Cimriliğin Gölgesinde Bir Hapis Hayatı
Harpagon’un kendi para kasası etrafında kurduğu dünya, aslında kendi yarattığı bir hapishaneden başka bir şey değildir. Paraya duyduğu düşkünlük, onu insanlıktan uzaklaştırır; sevdiklerini birer “harcama kalemi” olarak gören bir adam haline gelir. Kendi kazdığı kuyuda hapsolmuş, dünyayı sadece parasının etrafında şekillenen bir yer olarak gören Harpagon, cimriliğin acımasız doğasında bir gölge gibi süzülür. Her kazanç, onu biraz daha derin bir yalnızlığa sürükler. Harpagon’un cimriliği, dünyadan korkma halinin en trajik tezahürüdür. Para, onun sığınağıdır; ancak bu sığınak aynı zamanda onu dünyadan ve insanlardan koparan, onu kendi kendine mahkûm eden bir zindandır.

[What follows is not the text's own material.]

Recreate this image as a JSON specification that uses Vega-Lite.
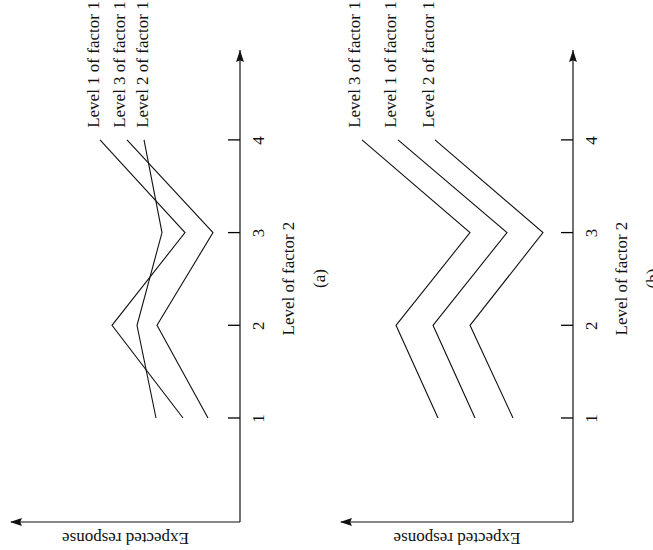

Sonuç: İnsanın Kendi Kendine Koyduğu Sınırlar
Cimri, bize cimriliğin yalnızca paraya duyulan sevgi değil, aynı zamanda insanın kendisine koyduğu sınırların bir sembolü olduğunu anlatır. Harpagon’un kendisine ördüğü bu duvarlar, aslında kendi korkularından ve güvensizliklerinden doğan bir savunma mekanizmasıdır. Sonunda, parasıyla yalnız kalan Harpagon, aslında sadece parasına değil, kendi yalnızlığına ve kendi kurduğu o sınır dolu hayatına da mahkûm olur. Molière’in bu keskin komedisi, bizi güldürürken düşündürür; paranın insanı nasıl tutsak edebileceğini, özgürlüğünü nasıl elinden alabileceğini gösterir. Cimri, insana hem trajikomik bir uyarı, hem de kendi içimize dönüp sınırlarımızı sorgulamamız için bir çağrıdır.